Some people use Edmonton Transit to get to work or school. Some use it to connect with loved ones. Others use it to give back to community initiatives like ETS’s Stuff a Bus food drive.
Then there is Lesley and Lyle LeGrande. The ETS operators met—and married—on a bus and now give back to the community to spread the love they found with each other. They both volunteer as bus host operators at local Save-On-Foods stores for the Stuff a Bus campaign—Lesley started nine years ago, Lyle eight.
This past November, the campaign raised 20,201 kilograms of food and $9,931 in cash donations to support Edmontonians in need. The annual food drive began in 1995 and has collected 573,201 kg and $505,031 in total for Edmonton’s Food Bank.
“We need to give back”
Giving back to the community is such an important aspect of this couple’s relationship because of their own personal struggles. “Before I came to [Edmonton] Transit, I had struggled being a single parent and I really truly believed that we need to give back,” says Lesley. “What we take or what is humbly given to us, we need to return that.”
Lyle echoes his wife’s sentiments. “It’s pretty mutual for both of us because I was there myself, too,” he says. “And so I do it in the same context because I want to give back as well.”

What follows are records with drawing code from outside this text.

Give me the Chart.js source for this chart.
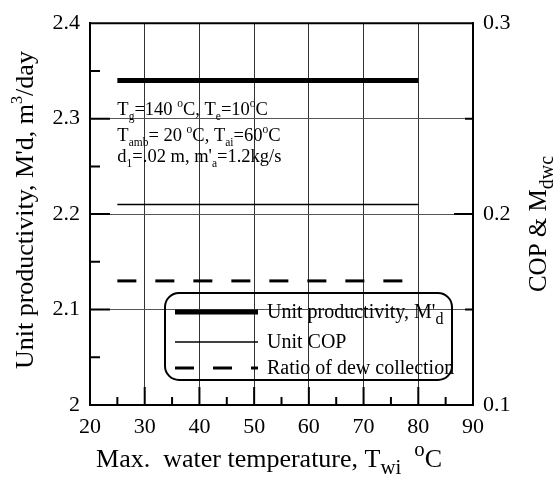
<!DOCTYPE html>
<html>
<head>
<meta charset="utf-8">
<script src="https://cdn.jsdelivr.net/npm/chart.js@4.4.1/dist/chart.umd.min.js"></script>
<style>
  html, body { margin: 0; padding: 0; background: #fff; }
  #wrap { width: 559px; height: 477px; position: relative; }
  canvas { display: block; }
</style>
</head>
<body>
<div id="wrap"><canvas id="c" width="559" height="477"></canvas></div>
<script>
// ---- Data ----
const xValues = [25, 80];                 // Max. water temperature, °C
const productivity = [2.34, 2.34];        // Unit productivity, M'd (left axis, m3/day)
const unitCOP = [0.205, 0.205];           // Unit COP (right axis)
const dewRatio = [0.165, 0.165];          // Ratio of dew collection (right axis)
const xTicks = [20, 30, 40, 50, 60, 70, 80, 90];
const yLeftTicks = [2, 2.1, 2.2, 2.3, 2.4];
const yRightTicks = [0.1, 0.2, 0.3];
const seriesNames = ["Unit productivity, M'd", "Unit COP", "Ratio of dew collection"];

const FONT = "'Liberation Serif', 'Times New Roman', serif";

function pts(xs, ys) { return xs.map((x, i) => ({ x: x, y: ys[i] })); }

// rich text: parts = [[text, 'n'|'sub'|'sup'], ...]
function richWidth(ctx, parts, size, subScale) {
  let w = 0;
  for (const [t, k] of parts) {
    const s = k === 'n' ? size : size * subScale;
    ctx.font = s + "px " + FONT;
    w += ctx.measureText(t).width;
  }
  return w;
}
function drawRich(ctx, parts, x, y, size, align, subScale) {
  subScale = subScale || 0.62;
  const w = richWidth(ctx, parts, size, subScale);
  let cx = align === 'center' ? x - w / 2 : (align === 'right' ? x - w : x);
  ctx.textAlign = 'left';
  ctx.textBaseline = 'alphabetic';
  for (const [t, k] of parts) {
    const s = k === 'n' ? size : size * subScale;
    ctx.font = s + "px " + FONT;
    let dy = 0;
    if (k === 'sub') dy = size * 0.28;
    if (k === 'sup') dy = -size * 0.42;
    ctx.fillText(t, cx, y + dy);
    cx += ctx.measureText(t).width;
  }
}

const decor = {
  id: 'decor',
  afterDraw(chart) {
    const ctx = chart.ctx;
    const a = chart.chartArea;
    const xs = chart.scales.x, yl = chart.scales.y, yr = chart.scales.y1;
    ctx.save();
    ctx.fillStyle = '#000';
    ctx.strokeStyle = '#000';
    // top border
    ctx.lineWidth = 2;
    ctx.beginPath(); ctx.moveTo(a.left - 1, a.top); ctx.lineTo(a.right + 1, a.top); ctx.stroke();
    // inward ticks
    ctx.lineWidth = 2;
    ctx.beginPath();
    for (let v = 25; v < 90; v += 5) {
      const px = xs.getPixelForValue(v);
      const len = (v % 10 === 0) ? 18 : 8;
      ctx.moveTo(px, a.bottom); ctx.lineTo(px, a.bottom - len);
    }
    for (let i = 1; i < 8; i++) {
      const v = 2 + i * 0.05;
      const py = yl.getPixelForValue(v);
      const len = (i % 2 === 0) ? 20 : 10;
      ctx.moveTo(a.left, py); ctx.lineTo(a.left + len, py);
    }
    for (let i = 1; i < 4; i++) {
      const v = 0.1 + i * 0.05;
      const py = yr.getPixelForValue(v);
      const len = (i % 2 === 0) ? 19 : 8;
      ctx.moveTo(a.right, py); ctx.lineTo(a.right - len, py);
    }
    ctx.stroke();

    // annotation text
    const lx = xs.getPixelForValue(25);
    drawRich(ctx, [['T','n'],['g','sub'],['=140 ','n'],['o','sup'],['C, T','n'],['e','sub'],['=10','n'],['o','sup'],['C','n']], lx, 115, 18.5, 'left', 0.62);
    drawRich(ctx, [['T','n'],['amb','sub'],['= 20 ','n'],['o','sup'],['C, T','n'],['ai','sub'],['=60','n'],['o','sup'],['C','n']], lx, 141, 18.5, 'left', 0.62);
    drawRich(ctx, [['d','n'],['1','sub'],['=.02 m, m\'','n'],['a','sub'],['=1.2kg/s','n']], lx, 162, 18.5, 'left', 0.62);

    // legend box
    const bx = 165, by = 293, bw = 287, bh = 87, r = 14;
    ctx.lineWidth = 2;
    ctx.beginPath();
    ctx.roundRect(bx, by, bw, bh, r);
    ctx.stroke();
    const ds = chart.data.datasets;
    const rowsY = [312, 342, 368];
    const baseY = [318, 348, 374];
    const labels = [
      [['Unit productivity, M\'','n'],['d','sub']],
      [['Unit COP','n']],
      [['Ratio of dew collection','n']]
    ];
    for (let i = 0; i < 3; i++) {
      ctx.save();
      ctx.lineWidth = ds[i].borderWidth;
      ctx.setLineDash(ds[i].borderDash || []);
      ctx.lineCap = 'butt';
      ctx.beginPath(); ctx.moveTo(175, rowsY[i]); ctx.lineTo(258, rowsY[i]); ctx.stroke();
      ctx.restore();
      drawRich(ctx, labels[i], 267, baseY[i], 20, 'left', 0.8);
    }

    // axis titles
    drawRich(ctx, [['Max.  water temperature, T','n'],['wi','sub'],['  ','n'],['o','sup'],['C','n']], 269, 467, 26, 'center', 0.8);
    ctx.save();
    ctx.translate(33, (a.top + a.bottom) / 2 - 4);
    ctx.rotate(-Math.PI / 2);
    drawRich(ctx, [['Unit productivity, M\'d, m','n'],['3','sup'],['/day','n']], 0, 0, 26, 'center', 0.62);
    ctx.restore();
    ctx.save();
    ctx.translate(546, 224);
    ctx.rotate(-Math.PI / 2);
    drawRich(ctx, [['COP & M','n'],['dwc','sub']], 0, 0, 25, 'center', 0.8);
    ctx.restore();
    ctx.restore();
  }
};

const fmt = v => String(Number(Number(v).toFixed(2)));

new Chart(document.getElementById('c'), {
  type: 'line',
  data: {
    datasets: [
      { label: seriesNames[0], data: pts(xValues, productivity), yAxisID: 'y', borderColor: '#000', borderWidth: 5, pointRadius: 0, borderCapStyle: 'butt', fill: false, tension: 0 },
      { label: seriesNames[1], data: pts(xValues, unitCOP), yAxisID: 'y1', borderColor: '#000', borderWidth: 1.5, pointRadius: 0, borderCapStyle: 'butt', fill: false, tension: 0 },
      { label: seriesNames[2], data: pts(xValues, dewRatio), yAxisID: 'y1', borderColor: '#000', borderWidth: 3, borderDash: [19, 19], pointRadius: 0, borderCapStyle: 'butt', fill: false, tension: 0 }
    ]
  },
  options: {
    responsive: false,
    animation: false,
    devicePixelRatio: 1,
    layout: { padding: { top: 22, left: 0, right: 0, bottom: 0 } },
    plugins: { legend: { display: false }, tooltip: { enabled: false }, title: { display: false } },
    scales: {
      x: {
        type: 'linear', position: 'bottom', min: xTicks[0], max: xTicks[xTicks.length - 1],
        afterFit: s => { s.height = 72; },
        afterBuildTicks: s => { s.ticks = xTicks.map(v => ({ value: v })); },
        ticks: { color: '#000', font: { family: FONT, size: 22 }, padding: 9, maxRotation: 0, callback: v => fmt(v) },
        grid: { drawTicks: false, lineWidth: 1, color: c => (c.tick && (c.tick.value === 20 || c.tick.value === 90)) ? 'rgba(0,0,0,0)' : '#333' },
        border: { display: true, color: '#000', width: 2 }
      },
      y: {
        type: 'linear', position: 'left', min: yLeftTicks[0], max: yLeftTicks[yLeftTicks.length - 1],
        afterFit: s => { s.width = 90; },
        afterBuildTicks: s => { s.ticks = yLeftTicks.map(v => ({ value: v })); },
        ticks: { color: '#000', font: { family: FONT, size: 22 }, padding: 10, callback: v => fmt(v) },
        grid: { drawTicks: false, lineWidth: 1, color: c => (c.tick && (Math.abs(c.tick.value - 2) < 1e-6 || Math.abs(c.tick.value - 2.4) < 1e-6)) ? 'rgba(0,0,0,0)' : '#555' },
        border: { display: true, color: '#000', width: 2 }
      },
      y1: {
        type: 'linear', position: 'right', min: yRightTicks[0], max: yRightTicks[yRightTicks.length - 1],
        afterFit: s => { s.width = 86; },
        afterBuildTicks: s => { s.ticks = yRightTicks.map(v => ({ value: v })); },
        ticks: { color: '#000', font: { family: FONT, size: 22 }, padding: 10, callback: v => fmt(v) },
        grid: { display: false, drawTicks: false },
        border: { display: true, color: '#000', width: 2 }
      }
    }
  },
  plugins: [decor]
});
</script>
</body>
</html>
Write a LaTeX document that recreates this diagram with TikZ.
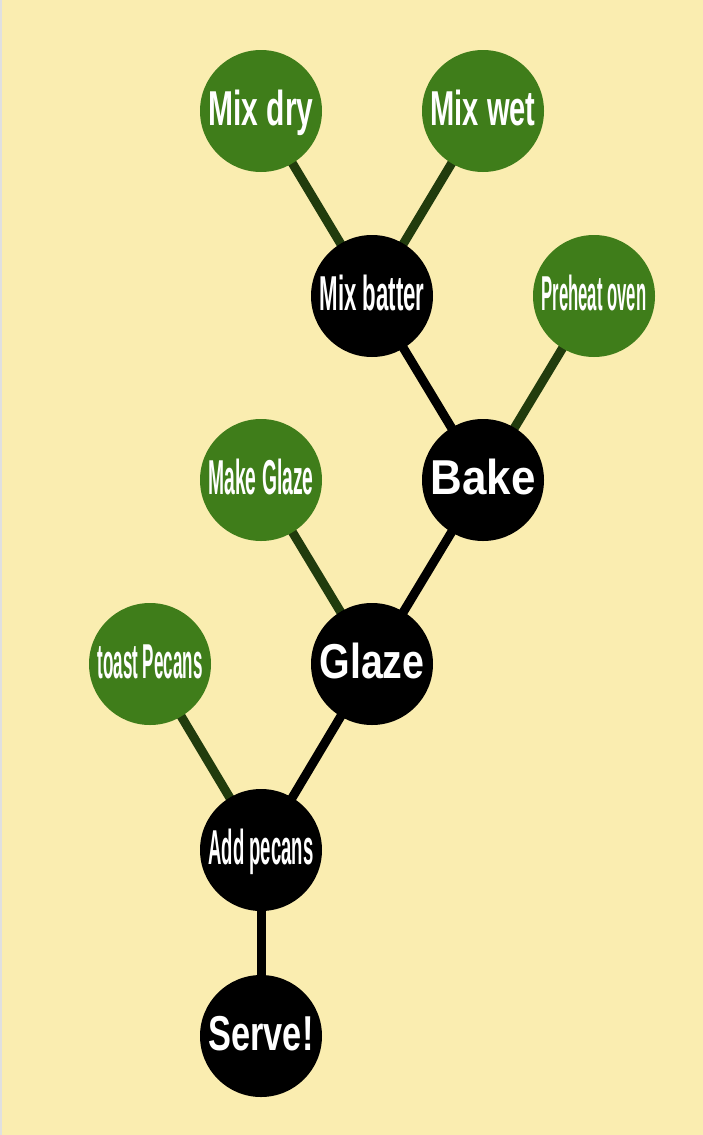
\documentclass[tikz,border=0pt]{standalone}
\usepackage{fontspec}
\setmainfont{Liberation Sans}
\usepackage{graphicx}
\usetikzlibrary{backgrounds}
\definecolor{bgyellow}{HTML}{FAEDB0}
\definecolor{leafgreen}{HTML}{3F7D1A}
\definecolor{edgegreen}{HTML}{213C0D}
\newcommand{\fitlabel}[1]{\resizebox{105pt}{\height}{\bfseries #1}}
\tikzset{
  stepnode/.style={circle, minimum size=122pt, inner sep=0pt, text=white,
    text height=29pt, text depth=0pt,
    font=\fontsize{49}{49}\selectfont},
  leaf/.style={stepnode, fill=leafgreen},
  inner/.style={stepnode, fill=black},
  leafedge/.style={draw=edgegreen, line width=9pt},
  mainedge/.style={draw=black, line width=9pt}
}
\begin{document}
\begin{tikzpicture}[x=1pt,y=-1pt]
\useasboundingbox (0,0) rectangle (703,1135);
\node[leaf]  (mixdry)   at (261,111)  {\fitlabel{Mix dry}};
\node[leaf]  (mixwet)   at (483,111)  {\fitlabel{Mix wet}};
\node[inner] (mixbat)   at (372,296)  {\fitlabel{Mix batter}};
\node[leaf]  (preheat)  at (594,296)  {\fitlabel{Preheat oven}};
\node[inner] (bake)     at (483,480)  {\fitlabel{Bake}};
\node[leaf]  (makeglz)  at (261,480)  {\fitlabel{Make Glaze}};
\node[inner] (glaze)    at (372,664)  {\fitlabel{Glaze}};
\node[leaf]  (toast)    at (150,664)  {\fitlabel{toast Pecans}};
\node[inner] (addpec)   at (261,850)  {\fitlabel{Add pecans}};
\node[inner] (serve)    at (261,1036) {\fitlabel{Serve!}};
\begin{scope}[on background layer]
  \fill[bgyellow] (0,0) rectangle (703,1135);
  \draw[black!12, line width=1.5pt] (0.75,0) -- (0.75,1135);
  \draw[leafedge] (mixdry.center) -- (mixbat.center);
  \draw[leafedge] (mixwet.center) -- (mixbat.center);
  \draw[leafedge] (preheat.center) -- (bake.center);
  \draw[leafedge] (makeglz.center) -- (glaze.center);
  \draw[leafedge] (toast.center) -- (addpec.center);
  \draw[mainedge] (mixbat.center) -- (bake.center);
  \draw[mainedge] (bake.center) -- (glaze.center);
  \draw[mainedge] (glaze.center) -- (addpec.center);
  \draw[mainedge] (addpec.center) -- (serve.center);
\end{scope}
\end{tikzpicture}
\end{document}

Finding friendship on route 16
Lyle started driving for ETS in 2009, Lesley joined in 2011. They first met in February 2012 when she boarded his bus—route 16—to visit her grandmother at a Castledowns senior home.
Lesley was wearing her operator’s pass; Lyle noticed her because she was “a driver and Indigenous.” She thought he was “cute, especially his smile.” When he stopped to take a bathroom break, Lesley peeked at Lyle’s running board—the schedule of a transit operator’s stops and times—to find out which return bus to take so she could “run into him again.”
The two became fast friends, hanging out before or after their bus shifts at the City of Edmonton’s former Westwood Transit Garage. Lyle often brought Timbits for Lesley, hoping to sweep her off her feet with his thoughtfulness. Their conversations were easy and they discovered several serendipitous connections—each had three kids, all born in the same years.
The couple’s similarities ran even deeper. Both were born at the Royal Alexandra Hospital in Edmonton—exactly 21 months apart. Both were part of the Sixties Scoop—when thousands of Indigenous children were taken from their families and placed in non-Indigenous homes. Lyle, 54, is from Bigstone Cree Nation in Treaty 8 territory. He was adopted as a child and grew up near High Prairie in Grouard, near Lesser Slave Lake. Lesley, 56, is also Cree and is from Alexander First Nations. She grew up in Treaty 6 in Edmonton in foster care.
Fate takes its course
As Lesley and Lyle spent more time together, they couldn’t hide their feelings for each other.
She sent him a text: “I think I’m feeling more than friendship.” He ended up getting on her bus—she was driving a Late Night Owl route—to confess his emotions. “I have been feeling the same way and obviously fate is taking its course, because I think we’re gonna be beginning an amazing life together,” Lyle remembers saying.
Little more than a month later—on March 26, 2013—the two were in Castledowns, waiting to get on a route 16 bus. Unbeknownst to Lesley, Lyle was planning to propose. The driver of the first bus, however, didn’t look that cheery, so Lyle stalled to wait for the next 16.
The choice couldn’t have been more fortunate. While boarding, he whispered to the driver: “I hope you don’t mind, but at one of your bus stops, I’d like to propose to my girlfriend.” The operator, James Coull, agreed and the bus continued its route before reaching the spot where Lesley stepped on Lyle’s bus 13 months earlier. Stop 6124.
Lyle then got down on one knee in front of Lesley, asking her to spend the rest of her life with him. Lesley felt like she was floating. ”All I could do is shake my head, ‘Yes!’” she says.
A fairy tale ending
Since then, Lesley and Lyle have been together, living happily ever after and spending only four days apart through the last 11 years.
The couple married on August 30, 2013, at the very same bus stop where Lyle proposed. They chartered ETS’s Platinum bus, which has iridescent paint that changes colours depending on the light and angle. The pastor who married them? A friend of James, who was also a pastor and a bus driver. James was driving route 16 when Lyle proposed to Lesley. (As it turns out, James and his wife, Dawn Messer Coull, both work for transit, too.)
Lesley reflects on her life with Lyle and their time as ETS operators. “We both found a wonderful career we both love and found each other,” she says. “Transit has been a blessing. We volunteer as often as we can.”
The LeGrandes often do so through ETS campaigns like Stuff a Bus, Christmas Lights Tours, and the Bus Roadeo, a transit skills competition. The couple have volunteered their time for nearly a decade and encourage others to do the same.
“You just don’t stop smiling,” says Lesley. “You just feel so much joy when you help people and you just feel really good about it.”
Editor’s note: the pic at the top shows ETS operators Lesley and Lyle LeGrande at bus stop 6124 on their wedding day on August 30, 2013. Photo courtesy of the couple.